--- Start of Excerpted records ---

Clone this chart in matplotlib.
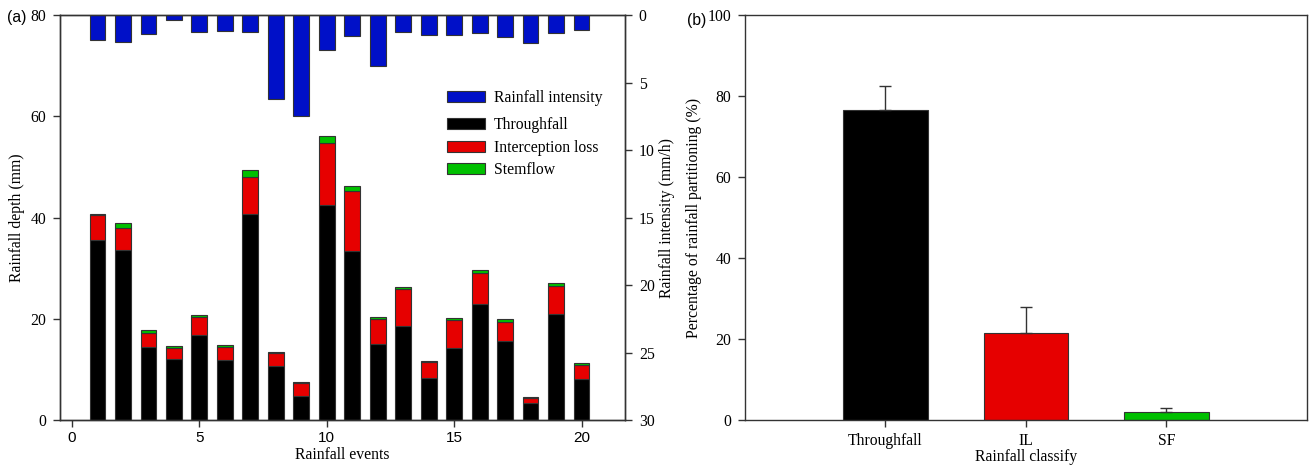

--- End of Excerpted records ---
--- Start of Excerpted records ---

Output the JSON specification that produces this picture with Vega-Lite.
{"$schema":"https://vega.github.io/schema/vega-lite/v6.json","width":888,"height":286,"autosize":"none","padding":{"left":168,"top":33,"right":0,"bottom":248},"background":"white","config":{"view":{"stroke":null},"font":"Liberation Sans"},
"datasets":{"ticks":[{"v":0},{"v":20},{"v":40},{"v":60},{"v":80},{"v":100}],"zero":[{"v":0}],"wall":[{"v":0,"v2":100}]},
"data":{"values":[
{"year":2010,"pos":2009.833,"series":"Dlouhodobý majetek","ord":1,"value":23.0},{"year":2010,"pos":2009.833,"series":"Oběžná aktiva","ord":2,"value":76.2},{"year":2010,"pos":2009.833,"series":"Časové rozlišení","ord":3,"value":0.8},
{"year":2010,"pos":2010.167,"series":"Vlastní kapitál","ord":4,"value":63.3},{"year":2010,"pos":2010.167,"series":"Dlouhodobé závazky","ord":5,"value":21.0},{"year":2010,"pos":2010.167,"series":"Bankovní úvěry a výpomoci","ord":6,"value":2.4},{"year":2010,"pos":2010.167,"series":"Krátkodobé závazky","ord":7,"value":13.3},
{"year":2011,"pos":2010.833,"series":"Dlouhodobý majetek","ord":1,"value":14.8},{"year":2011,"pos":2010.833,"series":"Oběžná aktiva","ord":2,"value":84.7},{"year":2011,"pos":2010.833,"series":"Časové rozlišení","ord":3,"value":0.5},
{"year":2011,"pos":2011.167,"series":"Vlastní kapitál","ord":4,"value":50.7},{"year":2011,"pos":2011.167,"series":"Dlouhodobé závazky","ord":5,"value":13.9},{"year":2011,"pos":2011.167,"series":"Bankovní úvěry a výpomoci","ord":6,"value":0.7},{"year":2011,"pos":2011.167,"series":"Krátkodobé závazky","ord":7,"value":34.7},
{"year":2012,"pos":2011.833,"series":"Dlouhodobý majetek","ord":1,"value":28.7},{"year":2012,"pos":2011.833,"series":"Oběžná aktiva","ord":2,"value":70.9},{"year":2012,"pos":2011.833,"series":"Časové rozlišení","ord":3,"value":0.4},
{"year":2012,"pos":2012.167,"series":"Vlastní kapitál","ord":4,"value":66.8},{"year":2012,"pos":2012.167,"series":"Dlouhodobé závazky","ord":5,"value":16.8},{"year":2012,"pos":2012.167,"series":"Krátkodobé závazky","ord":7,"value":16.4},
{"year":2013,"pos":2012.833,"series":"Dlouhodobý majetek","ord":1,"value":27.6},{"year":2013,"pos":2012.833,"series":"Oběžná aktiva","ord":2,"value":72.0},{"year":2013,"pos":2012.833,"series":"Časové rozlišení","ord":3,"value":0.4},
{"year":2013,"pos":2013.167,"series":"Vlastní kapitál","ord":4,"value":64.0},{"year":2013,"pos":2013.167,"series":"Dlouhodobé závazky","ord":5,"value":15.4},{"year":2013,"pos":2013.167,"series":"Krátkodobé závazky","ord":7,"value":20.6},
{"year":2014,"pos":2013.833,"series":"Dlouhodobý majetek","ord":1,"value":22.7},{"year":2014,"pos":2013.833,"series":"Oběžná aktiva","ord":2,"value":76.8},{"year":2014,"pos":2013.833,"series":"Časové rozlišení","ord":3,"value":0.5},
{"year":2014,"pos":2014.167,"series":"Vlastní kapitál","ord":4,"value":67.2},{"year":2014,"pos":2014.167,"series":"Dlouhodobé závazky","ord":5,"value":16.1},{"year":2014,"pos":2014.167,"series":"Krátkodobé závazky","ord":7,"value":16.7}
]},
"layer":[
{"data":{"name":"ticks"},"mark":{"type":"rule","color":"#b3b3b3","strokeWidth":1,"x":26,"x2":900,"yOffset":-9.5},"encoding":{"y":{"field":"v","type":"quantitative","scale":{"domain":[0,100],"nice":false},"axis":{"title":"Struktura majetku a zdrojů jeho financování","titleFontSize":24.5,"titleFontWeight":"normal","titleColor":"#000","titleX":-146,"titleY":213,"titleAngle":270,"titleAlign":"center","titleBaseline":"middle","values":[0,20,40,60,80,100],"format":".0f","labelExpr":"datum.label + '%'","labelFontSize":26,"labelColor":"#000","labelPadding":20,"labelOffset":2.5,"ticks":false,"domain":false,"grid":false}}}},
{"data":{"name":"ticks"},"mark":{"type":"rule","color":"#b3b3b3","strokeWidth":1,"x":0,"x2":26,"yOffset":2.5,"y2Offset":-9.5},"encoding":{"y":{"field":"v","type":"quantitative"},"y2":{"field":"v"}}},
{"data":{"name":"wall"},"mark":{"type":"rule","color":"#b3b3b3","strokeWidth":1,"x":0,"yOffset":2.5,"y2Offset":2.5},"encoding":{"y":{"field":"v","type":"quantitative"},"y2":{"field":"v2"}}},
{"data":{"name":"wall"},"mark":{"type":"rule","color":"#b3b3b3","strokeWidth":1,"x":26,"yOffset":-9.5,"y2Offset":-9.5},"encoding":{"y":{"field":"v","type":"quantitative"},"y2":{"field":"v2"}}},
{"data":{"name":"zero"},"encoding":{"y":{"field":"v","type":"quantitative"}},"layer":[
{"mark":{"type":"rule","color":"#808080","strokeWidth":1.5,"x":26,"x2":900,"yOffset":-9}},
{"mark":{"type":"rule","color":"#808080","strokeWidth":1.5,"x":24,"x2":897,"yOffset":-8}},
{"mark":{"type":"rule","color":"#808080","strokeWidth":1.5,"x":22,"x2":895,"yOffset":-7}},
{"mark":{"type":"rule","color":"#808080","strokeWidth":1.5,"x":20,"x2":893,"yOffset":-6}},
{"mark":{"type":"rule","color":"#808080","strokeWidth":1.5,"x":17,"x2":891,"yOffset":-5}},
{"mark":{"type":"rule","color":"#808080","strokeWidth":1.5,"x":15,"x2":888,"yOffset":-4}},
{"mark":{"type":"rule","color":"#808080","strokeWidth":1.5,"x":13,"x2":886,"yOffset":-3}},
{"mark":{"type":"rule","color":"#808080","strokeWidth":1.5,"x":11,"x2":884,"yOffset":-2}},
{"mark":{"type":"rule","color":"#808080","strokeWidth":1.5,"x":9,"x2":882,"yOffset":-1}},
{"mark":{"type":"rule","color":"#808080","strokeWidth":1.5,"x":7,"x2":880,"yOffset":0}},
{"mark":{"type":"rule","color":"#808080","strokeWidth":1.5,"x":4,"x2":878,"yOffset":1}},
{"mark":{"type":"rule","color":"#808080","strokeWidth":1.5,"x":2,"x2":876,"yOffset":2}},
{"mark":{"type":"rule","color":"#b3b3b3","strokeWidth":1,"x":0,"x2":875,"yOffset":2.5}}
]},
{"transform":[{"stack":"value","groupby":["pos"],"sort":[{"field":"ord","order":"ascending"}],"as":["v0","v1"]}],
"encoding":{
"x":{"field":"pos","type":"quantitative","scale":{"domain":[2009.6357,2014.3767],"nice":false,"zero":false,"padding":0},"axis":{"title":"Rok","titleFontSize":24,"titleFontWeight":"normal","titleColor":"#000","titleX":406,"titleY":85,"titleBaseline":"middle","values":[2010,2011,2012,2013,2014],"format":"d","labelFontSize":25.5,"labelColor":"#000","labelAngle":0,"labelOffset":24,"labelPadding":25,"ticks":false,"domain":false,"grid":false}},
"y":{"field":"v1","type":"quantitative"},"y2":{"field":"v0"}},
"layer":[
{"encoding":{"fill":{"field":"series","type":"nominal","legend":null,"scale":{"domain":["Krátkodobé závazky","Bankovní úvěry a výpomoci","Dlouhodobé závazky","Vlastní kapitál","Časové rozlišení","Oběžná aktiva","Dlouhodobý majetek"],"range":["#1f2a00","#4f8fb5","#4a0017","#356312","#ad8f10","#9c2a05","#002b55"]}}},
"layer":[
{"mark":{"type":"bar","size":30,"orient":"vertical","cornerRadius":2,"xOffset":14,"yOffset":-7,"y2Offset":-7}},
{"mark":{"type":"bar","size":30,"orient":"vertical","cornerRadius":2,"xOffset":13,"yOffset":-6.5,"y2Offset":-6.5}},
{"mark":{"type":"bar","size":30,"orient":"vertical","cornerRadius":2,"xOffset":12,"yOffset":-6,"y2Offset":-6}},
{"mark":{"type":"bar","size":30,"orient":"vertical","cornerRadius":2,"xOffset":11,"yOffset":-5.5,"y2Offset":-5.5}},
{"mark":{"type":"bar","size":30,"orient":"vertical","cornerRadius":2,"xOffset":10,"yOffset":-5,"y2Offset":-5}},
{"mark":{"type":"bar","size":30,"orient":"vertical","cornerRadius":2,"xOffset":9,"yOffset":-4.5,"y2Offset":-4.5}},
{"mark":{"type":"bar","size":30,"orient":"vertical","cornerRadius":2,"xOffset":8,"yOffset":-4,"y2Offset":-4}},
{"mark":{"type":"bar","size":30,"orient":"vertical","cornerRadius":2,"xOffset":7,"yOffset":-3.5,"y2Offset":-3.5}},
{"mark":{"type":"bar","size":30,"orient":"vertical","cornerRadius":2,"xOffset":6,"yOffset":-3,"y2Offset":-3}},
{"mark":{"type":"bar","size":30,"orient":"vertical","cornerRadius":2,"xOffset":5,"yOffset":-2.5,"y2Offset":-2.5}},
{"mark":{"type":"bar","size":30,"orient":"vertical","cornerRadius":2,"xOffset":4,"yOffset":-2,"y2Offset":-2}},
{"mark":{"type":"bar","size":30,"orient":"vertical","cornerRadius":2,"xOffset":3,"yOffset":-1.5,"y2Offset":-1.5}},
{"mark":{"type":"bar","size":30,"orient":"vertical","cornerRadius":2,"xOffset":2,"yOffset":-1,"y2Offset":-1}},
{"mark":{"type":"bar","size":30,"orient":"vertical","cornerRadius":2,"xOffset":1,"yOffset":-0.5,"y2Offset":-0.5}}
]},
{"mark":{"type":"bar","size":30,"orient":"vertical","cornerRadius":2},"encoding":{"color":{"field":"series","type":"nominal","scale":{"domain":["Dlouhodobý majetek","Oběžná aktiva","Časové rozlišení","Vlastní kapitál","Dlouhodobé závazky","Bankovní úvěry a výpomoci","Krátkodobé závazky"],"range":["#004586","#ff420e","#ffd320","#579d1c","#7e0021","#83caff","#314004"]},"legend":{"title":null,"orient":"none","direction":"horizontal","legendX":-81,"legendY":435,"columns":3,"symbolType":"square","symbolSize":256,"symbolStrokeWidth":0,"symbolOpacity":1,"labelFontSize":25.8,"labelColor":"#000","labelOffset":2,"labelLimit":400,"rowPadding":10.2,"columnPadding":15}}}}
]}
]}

--- End of Excerpted records ---
--- Start of Excerpted records ---

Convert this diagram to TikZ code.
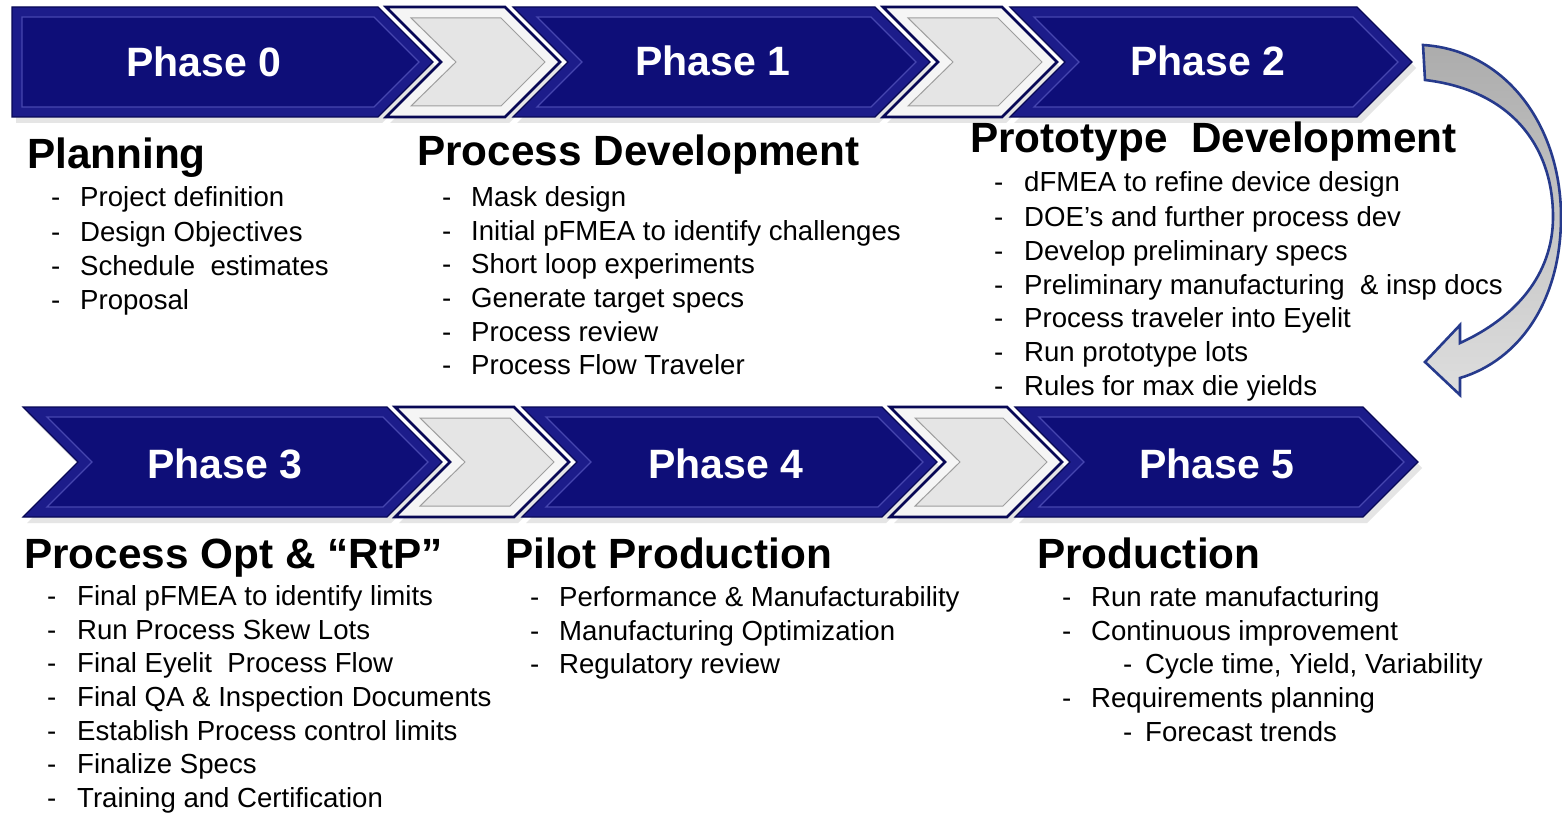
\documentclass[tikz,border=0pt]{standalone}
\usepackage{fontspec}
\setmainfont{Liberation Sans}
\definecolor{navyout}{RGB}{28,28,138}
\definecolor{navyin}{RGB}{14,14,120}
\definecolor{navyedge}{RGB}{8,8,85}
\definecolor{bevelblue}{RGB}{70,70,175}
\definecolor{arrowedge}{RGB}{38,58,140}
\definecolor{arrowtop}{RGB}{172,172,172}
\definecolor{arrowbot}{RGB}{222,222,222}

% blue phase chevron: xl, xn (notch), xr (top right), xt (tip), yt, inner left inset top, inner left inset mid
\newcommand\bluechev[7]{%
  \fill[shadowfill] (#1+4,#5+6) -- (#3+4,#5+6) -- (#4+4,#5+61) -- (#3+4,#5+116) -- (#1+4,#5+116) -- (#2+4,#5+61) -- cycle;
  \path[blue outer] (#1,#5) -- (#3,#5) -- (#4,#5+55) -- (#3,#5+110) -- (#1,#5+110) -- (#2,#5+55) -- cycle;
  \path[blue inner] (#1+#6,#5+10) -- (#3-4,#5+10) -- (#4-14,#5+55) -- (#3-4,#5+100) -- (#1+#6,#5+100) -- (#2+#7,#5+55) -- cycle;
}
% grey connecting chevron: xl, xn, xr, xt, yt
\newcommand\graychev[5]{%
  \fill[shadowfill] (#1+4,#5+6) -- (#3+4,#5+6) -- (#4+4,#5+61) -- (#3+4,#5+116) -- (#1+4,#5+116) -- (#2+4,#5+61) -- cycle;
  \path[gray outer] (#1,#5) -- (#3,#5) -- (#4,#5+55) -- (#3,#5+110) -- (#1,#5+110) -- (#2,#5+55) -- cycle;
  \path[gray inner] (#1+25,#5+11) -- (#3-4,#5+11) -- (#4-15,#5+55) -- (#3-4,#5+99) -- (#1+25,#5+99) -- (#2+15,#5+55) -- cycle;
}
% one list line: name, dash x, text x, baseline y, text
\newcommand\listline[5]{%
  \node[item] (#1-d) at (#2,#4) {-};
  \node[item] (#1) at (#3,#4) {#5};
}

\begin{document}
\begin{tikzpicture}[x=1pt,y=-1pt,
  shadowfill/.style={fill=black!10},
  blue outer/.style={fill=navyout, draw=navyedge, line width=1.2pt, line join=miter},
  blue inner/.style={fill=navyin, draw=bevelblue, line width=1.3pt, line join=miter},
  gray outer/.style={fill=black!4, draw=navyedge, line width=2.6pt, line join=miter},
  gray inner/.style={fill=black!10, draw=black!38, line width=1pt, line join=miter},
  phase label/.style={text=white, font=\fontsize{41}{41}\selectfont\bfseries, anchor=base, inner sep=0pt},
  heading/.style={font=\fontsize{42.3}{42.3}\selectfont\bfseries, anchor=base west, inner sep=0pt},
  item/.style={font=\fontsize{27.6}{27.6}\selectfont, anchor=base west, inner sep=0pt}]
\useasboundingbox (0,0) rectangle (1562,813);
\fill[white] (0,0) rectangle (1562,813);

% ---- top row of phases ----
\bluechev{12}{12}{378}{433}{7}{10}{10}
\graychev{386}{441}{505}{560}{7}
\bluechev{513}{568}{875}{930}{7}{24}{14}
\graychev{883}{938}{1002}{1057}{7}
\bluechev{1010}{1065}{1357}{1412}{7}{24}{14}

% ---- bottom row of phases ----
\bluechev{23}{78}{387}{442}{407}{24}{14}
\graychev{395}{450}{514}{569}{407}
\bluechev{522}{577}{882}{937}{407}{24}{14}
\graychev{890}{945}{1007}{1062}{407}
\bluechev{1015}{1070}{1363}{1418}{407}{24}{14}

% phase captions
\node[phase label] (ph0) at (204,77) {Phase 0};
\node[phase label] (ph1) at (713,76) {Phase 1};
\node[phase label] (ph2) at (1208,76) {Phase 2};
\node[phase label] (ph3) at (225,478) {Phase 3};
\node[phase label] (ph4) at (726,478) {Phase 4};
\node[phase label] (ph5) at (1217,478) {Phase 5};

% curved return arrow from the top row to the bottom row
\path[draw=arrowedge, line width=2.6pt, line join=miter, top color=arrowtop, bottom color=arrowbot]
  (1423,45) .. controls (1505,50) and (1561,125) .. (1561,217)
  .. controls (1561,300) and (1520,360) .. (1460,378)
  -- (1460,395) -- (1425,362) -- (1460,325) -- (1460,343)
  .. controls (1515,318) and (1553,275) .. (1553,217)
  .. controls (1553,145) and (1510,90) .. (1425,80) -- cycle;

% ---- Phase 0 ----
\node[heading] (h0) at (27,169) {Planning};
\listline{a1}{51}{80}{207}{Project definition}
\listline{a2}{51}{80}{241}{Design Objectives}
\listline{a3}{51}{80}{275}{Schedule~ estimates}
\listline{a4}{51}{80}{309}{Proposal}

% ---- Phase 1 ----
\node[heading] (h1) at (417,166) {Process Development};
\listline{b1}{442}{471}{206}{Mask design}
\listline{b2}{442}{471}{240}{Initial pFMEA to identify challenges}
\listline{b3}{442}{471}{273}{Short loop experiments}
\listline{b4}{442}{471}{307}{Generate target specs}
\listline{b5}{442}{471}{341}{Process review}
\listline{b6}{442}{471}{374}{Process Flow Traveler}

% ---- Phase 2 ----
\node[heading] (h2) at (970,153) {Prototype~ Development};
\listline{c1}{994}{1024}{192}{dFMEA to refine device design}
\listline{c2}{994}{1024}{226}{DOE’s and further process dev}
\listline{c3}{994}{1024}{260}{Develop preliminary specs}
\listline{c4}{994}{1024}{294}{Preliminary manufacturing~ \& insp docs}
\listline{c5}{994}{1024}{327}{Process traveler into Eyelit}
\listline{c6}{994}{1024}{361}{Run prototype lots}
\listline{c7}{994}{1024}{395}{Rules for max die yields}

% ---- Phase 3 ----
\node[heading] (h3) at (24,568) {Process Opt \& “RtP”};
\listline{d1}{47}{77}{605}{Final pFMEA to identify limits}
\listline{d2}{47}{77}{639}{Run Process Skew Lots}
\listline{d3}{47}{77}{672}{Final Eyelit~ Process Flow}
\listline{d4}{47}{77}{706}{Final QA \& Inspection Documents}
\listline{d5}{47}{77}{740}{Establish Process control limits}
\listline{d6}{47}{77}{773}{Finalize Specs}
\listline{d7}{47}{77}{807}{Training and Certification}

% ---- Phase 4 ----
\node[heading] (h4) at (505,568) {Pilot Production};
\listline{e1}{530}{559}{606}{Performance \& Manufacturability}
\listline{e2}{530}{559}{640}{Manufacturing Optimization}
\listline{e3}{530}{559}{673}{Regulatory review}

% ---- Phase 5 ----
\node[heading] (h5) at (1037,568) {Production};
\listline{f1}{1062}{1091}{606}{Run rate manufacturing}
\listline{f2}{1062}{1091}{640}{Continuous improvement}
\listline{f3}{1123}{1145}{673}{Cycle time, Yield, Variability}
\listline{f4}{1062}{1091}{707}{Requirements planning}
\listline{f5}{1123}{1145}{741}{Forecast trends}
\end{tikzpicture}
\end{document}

--- End of Excerpted records ---

# Problem to work on
Look through the entries above and list every line containing "this".

# Exercise solution
Clone this chart in matplotlib.
Output the JSON specification that produces this picture with Vega-Lite.
Convert this diagram to TikZ code.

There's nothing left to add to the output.